Each line from the line with "Generate a Python" to the line with "plt.rcParams['lines.scale_dashes'] = False", inclusive, is to be repeated exactly; no other line and no picture belongs in the copy.

## Data provided
* BEGIN *
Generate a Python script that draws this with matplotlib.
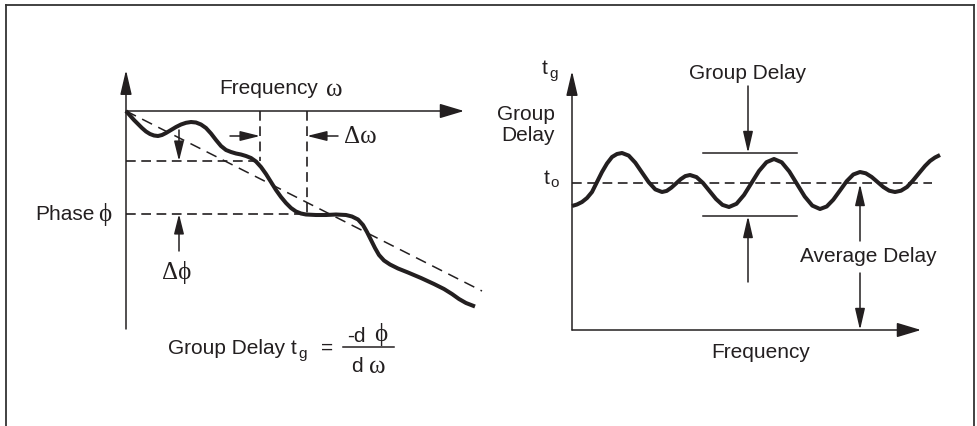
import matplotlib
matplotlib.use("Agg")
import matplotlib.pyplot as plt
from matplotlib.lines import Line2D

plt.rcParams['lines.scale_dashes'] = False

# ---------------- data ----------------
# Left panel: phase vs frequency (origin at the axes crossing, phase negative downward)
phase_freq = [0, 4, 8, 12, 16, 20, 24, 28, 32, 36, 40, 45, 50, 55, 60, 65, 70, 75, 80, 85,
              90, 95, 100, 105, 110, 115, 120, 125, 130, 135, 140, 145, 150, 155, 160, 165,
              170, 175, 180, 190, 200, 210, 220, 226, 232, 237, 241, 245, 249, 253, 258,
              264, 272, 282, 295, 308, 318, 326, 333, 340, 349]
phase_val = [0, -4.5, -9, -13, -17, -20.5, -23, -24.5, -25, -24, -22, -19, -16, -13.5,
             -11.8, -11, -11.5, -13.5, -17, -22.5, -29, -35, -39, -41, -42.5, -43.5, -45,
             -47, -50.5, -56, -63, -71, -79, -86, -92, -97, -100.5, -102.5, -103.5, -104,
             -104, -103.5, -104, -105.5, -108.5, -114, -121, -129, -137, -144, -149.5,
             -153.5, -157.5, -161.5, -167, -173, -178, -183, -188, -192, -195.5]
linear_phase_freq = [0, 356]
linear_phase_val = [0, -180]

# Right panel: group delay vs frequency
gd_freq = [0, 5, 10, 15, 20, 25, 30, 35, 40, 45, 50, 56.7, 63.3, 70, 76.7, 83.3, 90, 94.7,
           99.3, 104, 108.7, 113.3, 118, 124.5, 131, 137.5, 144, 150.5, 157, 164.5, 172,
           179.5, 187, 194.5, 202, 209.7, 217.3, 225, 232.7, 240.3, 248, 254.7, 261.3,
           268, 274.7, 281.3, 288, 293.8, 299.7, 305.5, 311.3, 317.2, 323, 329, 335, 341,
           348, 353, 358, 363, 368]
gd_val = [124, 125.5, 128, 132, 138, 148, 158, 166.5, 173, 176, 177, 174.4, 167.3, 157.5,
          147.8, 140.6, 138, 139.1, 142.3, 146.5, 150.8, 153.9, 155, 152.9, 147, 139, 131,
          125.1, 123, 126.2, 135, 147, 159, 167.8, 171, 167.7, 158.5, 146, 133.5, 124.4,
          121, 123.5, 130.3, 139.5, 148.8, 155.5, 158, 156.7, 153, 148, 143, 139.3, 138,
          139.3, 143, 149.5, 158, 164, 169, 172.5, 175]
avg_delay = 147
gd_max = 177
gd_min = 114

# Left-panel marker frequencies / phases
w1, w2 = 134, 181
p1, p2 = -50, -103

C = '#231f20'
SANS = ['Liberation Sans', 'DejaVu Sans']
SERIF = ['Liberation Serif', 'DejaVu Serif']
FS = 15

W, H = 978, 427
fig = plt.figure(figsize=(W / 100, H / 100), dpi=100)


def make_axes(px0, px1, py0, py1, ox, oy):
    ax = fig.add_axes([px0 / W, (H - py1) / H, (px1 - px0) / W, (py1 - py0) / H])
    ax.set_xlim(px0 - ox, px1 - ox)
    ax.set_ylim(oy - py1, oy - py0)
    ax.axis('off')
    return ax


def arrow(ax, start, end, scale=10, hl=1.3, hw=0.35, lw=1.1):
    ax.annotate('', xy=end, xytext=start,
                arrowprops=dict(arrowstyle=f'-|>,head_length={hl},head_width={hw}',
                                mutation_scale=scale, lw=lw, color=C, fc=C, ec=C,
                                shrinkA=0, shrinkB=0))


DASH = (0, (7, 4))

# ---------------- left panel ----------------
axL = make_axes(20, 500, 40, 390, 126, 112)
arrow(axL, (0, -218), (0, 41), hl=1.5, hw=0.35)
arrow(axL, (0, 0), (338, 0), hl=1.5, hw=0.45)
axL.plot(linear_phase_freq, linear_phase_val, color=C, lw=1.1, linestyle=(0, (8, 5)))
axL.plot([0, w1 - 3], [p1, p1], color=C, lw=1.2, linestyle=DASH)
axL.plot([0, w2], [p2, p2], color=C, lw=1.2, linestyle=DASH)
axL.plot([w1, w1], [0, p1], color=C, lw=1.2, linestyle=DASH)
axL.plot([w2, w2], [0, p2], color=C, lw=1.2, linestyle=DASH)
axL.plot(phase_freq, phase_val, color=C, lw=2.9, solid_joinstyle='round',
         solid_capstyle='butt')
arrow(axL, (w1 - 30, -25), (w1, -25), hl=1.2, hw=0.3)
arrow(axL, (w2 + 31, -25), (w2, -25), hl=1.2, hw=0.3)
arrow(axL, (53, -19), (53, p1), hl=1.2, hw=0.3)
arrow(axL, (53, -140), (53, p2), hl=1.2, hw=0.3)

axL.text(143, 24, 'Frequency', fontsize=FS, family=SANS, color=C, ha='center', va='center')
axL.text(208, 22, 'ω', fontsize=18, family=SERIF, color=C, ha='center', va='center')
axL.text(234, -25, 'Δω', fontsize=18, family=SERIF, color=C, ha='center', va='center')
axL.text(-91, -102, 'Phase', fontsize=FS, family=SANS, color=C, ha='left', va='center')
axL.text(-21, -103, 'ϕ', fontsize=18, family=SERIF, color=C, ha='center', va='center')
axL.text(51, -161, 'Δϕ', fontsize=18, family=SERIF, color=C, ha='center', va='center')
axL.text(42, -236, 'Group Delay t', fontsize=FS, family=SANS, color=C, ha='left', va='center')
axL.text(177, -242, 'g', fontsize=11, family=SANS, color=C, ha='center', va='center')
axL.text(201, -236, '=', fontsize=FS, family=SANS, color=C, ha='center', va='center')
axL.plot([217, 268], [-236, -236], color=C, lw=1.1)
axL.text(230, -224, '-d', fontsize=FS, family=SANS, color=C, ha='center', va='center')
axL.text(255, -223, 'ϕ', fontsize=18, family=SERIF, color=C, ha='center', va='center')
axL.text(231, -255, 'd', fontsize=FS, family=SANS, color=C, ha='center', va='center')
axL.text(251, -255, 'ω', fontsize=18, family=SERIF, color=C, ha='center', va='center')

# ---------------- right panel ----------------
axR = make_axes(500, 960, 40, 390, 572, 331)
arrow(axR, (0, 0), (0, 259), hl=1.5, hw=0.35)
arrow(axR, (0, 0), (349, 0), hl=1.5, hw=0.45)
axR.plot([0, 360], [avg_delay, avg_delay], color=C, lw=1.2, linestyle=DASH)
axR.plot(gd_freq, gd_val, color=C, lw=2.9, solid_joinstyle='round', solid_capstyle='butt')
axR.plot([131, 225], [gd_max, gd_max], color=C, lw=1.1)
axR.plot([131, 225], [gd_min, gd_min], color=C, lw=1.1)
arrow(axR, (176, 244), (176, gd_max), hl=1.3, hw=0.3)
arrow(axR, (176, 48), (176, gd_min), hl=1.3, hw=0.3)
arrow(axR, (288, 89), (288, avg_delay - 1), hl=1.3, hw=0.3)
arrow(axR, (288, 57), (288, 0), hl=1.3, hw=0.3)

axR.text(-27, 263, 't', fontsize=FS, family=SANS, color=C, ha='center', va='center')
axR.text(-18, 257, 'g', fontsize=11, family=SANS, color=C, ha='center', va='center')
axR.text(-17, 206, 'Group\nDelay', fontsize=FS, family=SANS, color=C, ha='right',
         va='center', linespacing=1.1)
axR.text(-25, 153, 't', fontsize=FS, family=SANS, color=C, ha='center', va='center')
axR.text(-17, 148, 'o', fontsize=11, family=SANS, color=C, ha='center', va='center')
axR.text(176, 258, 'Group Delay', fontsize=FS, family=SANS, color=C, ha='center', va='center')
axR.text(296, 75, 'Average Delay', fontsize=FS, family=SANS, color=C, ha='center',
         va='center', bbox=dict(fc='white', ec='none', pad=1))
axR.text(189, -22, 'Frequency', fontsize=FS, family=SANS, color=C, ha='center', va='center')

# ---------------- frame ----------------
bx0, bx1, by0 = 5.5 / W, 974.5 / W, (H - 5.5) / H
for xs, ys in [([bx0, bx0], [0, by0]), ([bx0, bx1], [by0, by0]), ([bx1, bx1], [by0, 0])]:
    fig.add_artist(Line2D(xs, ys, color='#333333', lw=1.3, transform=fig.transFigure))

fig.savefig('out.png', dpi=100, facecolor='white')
* END *
* BEGIN *
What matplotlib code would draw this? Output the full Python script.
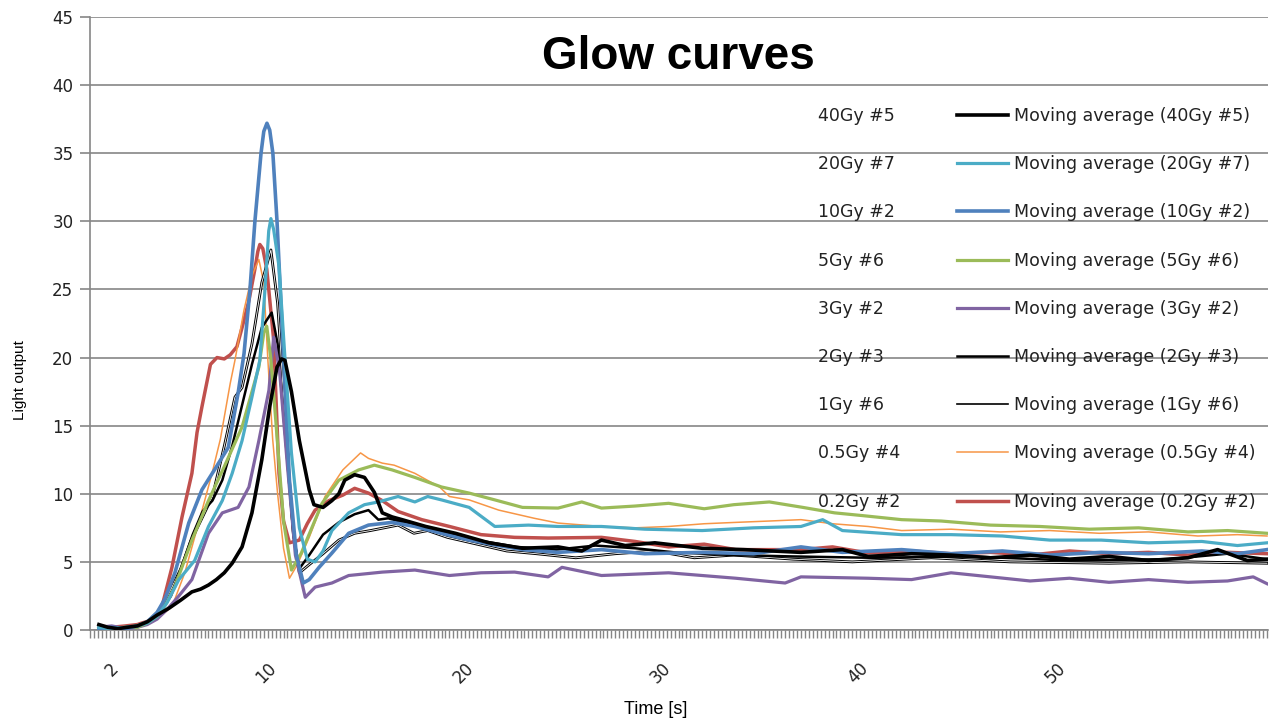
* END *
* BEGIN *
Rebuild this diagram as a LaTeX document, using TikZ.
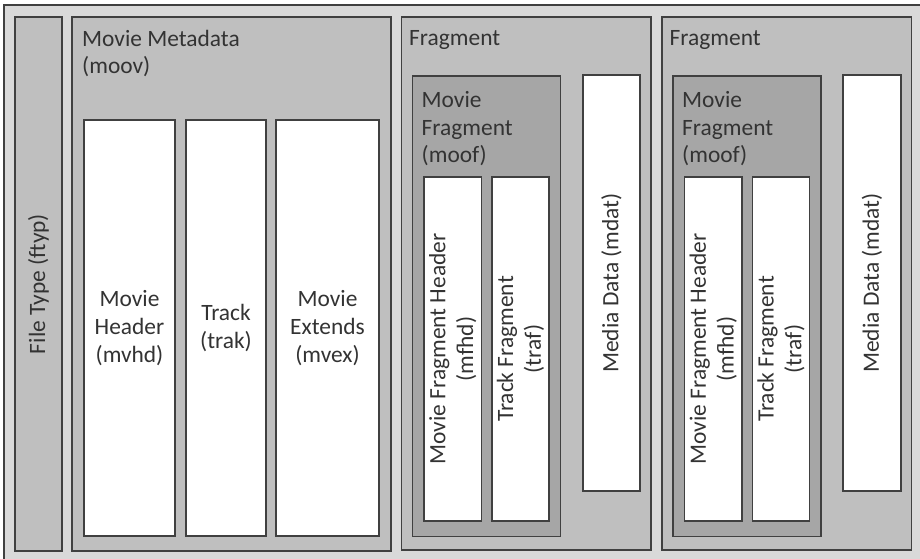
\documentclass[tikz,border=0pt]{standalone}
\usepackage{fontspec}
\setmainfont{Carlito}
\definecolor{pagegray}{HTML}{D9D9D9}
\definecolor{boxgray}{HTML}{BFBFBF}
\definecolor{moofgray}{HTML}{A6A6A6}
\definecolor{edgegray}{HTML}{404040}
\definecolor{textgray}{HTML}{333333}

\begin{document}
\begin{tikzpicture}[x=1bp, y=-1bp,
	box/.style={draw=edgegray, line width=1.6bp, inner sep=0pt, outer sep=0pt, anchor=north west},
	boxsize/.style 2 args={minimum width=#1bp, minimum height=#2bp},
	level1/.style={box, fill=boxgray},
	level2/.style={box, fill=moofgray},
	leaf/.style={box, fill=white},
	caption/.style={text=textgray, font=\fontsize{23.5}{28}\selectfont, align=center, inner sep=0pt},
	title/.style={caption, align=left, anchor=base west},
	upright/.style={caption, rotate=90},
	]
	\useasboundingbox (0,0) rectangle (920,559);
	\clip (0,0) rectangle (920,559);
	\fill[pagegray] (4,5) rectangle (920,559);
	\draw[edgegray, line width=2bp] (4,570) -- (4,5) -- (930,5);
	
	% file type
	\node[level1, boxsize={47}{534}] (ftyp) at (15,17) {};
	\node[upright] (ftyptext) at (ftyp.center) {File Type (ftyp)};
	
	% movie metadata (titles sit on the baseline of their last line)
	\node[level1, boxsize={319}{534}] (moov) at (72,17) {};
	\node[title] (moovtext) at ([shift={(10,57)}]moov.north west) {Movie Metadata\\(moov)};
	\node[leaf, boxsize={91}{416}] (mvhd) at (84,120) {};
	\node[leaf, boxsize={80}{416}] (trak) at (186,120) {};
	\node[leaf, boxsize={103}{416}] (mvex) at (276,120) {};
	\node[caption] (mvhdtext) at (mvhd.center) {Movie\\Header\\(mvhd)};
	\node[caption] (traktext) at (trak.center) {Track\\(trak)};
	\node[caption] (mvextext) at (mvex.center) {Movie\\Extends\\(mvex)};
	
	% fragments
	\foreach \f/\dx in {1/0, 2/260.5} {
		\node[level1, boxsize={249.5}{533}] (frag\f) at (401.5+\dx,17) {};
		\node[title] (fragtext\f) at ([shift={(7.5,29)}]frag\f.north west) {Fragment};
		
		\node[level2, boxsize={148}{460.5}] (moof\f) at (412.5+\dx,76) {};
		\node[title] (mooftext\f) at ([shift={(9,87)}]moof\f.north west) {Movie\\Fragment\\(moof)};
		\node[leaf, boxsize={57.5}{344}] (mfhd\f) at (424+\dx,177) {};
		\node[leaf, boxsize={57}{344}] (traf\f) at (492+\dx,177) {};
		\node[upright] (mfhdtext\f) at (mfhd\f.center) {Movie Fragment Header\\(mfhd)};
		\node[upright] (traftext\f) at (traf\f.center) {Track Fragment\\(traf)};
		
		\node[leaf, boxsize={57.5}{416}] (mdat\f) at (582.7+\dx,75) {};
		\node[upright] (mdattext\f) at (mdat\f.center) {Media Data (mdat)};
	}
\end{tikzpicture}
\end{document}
* END *
## Exercise output
Generate a Python script that draws this with matplotlib.
import matplotlib
matplotlib.use("Agg")
import matplotlib.pyplot as plt
from matplotlib.lines import Line2D

plt.rcParams['lines.scale_dashes'] = False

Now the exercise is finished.